Cheri Young denied she harbors any hatred toward John Edwards. NBC's Lisa Myers reports.
The wife of the chief accuser in former Sen. John Edwards' campaign finance trial acknowledged under oath Tuesday that she told the FBI her husband used sleeping pills that made him "loopy" and interfered with his memory.
But Cheri Young, the wife of former top Edwards aide Andrew Young, fought off attempts by Edwards' lawyers to cast doubt on the couple's recollection of events, denying that his use of prescription sleeping pills or her migraine headaches hampered their memories.
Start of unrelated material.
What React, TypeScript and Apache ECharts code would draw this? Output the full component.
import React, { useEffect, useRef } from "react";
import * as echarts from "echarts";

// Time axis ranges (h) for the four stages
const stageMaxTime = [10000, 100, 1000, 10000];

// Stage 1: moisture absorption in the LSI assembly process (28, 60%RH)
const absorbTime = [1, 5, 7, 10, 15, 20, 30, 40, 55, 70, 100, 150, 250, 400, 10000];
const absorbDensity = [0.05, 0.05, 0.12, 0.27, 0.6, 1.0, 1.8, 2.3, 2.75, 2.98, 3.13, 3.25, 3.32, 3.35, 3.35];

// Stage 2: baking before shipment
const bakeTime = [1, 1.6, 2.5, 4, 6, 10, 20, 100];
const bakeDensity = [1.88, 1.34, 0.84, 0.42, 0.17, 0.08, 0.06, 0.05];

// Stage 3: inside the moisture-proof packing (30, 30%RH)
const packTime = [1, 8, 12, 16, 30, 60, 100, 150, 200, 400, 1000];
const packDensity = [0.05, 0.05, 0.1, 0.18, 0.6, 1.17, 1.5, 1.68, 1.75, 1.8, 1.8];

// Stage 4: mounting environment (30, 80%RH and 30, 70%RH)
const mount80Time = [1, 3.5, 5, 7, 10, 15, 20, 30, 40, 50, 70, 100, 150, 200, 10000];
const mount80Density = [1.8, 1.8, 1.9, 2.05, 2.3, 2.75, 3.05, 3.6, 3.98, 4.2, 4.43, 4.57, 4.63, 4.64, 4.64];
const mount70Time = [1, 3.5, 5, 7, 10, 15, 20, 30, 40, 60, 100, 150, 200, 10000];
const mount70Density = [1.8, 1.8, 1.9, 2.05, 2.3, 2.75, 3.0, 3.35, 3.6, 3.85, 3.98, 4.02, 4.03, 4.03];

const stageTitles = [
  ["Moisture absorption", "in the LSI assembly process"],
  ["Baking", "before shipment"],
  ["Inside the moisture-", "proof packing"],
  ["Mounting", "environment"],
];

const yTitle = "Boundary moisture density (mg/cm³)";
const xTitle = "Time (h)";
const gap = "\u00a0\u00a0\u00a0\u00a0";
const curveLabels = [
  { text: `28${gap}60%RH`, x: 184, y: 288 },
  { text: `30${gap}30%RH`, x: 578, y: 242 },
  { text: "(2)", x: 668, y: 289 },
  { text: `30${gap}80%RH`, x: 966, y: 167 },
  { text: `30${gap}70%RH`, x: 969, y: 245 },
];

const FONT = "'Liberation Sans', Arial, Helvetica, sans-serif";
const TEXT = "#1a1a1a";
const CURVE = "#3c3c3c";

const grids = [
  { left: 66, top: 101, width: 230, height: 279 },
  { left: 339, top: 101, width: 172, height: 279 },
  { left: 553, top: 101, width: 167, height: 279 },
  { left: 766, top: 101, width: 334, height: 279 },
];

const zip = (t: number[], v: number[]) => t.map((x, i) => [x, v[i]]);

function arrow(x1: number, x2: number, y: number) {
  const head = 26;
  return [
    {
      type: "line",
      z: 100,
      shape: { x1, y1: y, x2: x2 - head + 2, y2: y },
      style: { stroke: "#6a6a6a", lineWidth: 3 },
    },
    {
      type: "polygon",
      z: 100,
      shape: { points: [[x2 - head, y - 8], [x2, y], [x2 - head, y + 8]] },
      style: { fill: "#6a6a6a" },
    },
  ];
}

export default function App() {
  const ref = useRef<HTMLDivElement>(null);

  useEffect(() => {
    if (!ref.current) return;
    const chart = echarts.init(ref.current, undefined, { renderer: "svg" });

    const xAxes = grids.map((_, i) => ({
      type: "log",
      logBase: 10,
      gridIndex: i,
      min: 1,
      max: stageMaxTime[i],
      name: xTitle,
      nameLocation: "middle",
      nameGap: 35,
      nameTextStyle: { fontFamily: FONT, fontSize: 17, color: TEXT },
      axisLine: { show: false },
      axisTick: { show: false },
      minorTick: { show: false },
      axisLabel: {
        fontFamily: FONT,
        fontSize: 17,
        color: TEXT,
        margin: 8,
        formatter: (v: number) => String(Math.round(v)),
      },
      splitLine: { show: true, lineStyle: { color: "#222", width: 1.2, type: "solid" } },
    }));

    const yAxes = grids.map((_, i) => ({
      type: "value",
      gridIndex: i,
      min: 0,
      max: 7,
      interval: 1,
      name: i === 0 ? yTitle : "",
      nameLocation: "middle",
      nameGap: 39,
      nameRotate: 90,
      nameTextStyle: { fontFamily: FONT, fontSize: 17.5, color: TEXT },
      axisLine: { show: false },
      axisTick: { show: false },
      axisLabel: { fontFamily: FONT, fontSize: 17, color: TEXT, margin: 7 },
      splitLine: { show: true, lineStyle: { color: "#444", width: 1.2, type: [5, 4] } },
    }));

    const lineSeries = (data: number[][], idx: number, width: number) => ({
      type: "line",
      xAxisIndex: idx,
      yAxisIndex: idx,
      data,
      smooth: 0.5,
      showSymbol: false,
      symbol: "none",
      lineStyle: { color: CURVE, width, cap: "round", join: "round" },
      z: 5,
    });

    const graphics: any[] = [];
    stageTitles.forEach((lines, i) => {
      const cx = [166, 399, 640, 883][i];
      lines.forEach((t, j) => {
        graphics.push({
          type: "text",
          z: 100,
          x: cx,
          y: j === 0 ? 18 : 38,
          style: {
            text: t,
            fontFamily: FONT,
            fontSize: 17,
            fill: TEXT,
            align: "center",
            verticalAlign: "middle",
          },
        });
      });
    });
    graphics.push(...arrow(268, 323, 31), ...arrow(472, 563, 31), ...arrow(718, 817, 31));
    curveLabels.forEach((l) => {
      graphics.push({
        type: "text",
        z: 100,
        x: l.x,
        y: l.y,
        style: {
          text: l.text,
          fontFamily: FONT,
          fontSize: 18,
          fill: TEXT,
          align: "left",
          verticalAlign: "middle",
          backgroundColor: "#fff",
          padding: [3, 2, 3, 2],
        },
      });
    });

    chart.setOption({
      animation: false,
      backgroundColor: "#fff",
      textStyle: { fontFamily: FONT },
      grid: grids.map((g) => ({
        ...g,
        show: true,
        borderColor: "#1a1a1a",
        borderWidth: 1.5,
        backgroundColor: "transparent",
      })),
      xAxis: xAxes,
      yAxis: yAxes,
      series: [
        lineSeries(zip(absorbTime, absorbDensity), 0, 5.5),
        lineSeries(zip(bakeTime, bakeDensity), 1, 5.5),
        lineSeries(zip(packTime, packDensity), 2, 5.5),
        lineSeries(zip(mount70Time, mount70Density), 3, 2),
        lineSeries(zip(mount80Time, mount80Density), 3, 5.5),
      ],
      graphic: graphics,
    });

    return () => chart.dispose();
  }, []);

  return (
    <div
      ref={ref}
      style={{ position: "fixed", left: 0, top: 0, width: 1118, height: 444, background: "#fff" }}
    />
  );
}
She also denied telling the FBI that her husband drank too much.
But when asked about Andrew Young's long-term use of prescription sleeping pills, she acknowledged that she had told the FBI that "Ambien makes him loopy" and that "he sometimes can't remember things that occurred the previous day."
Edwards is charged with six felony counts of accepting about $1 million in illegal and unreported campaign donations from two wealthy supporters that was used to support Edwards' mistress, Rielle Hunter, and the Youngs during his 2008 presidential campaign.
Edwards' attorneys repeatedly tried to suggest that the Youngs had ulterior motives, getting Cheri Young to admit that she and her husband kept much of the money intended to cover up the affair.
But Young insisted that that was only fair, saying Edwards could have resolved any issues by choosing to "come forward and tell the truth."
"Her reason, in essence, is there was no amount of money that could have made up for what John Edwards put her and her family through," said Hampton Dellinger, a legal analyst for NBC News and msnbc.com.
After the testimony last week of her husband, which many legal analysts described as shaky, "Cheri Young was able to take ... the focus off of her husband, put it back on the defendant, John Edwards, and that's just what the government needed," Dellinger said.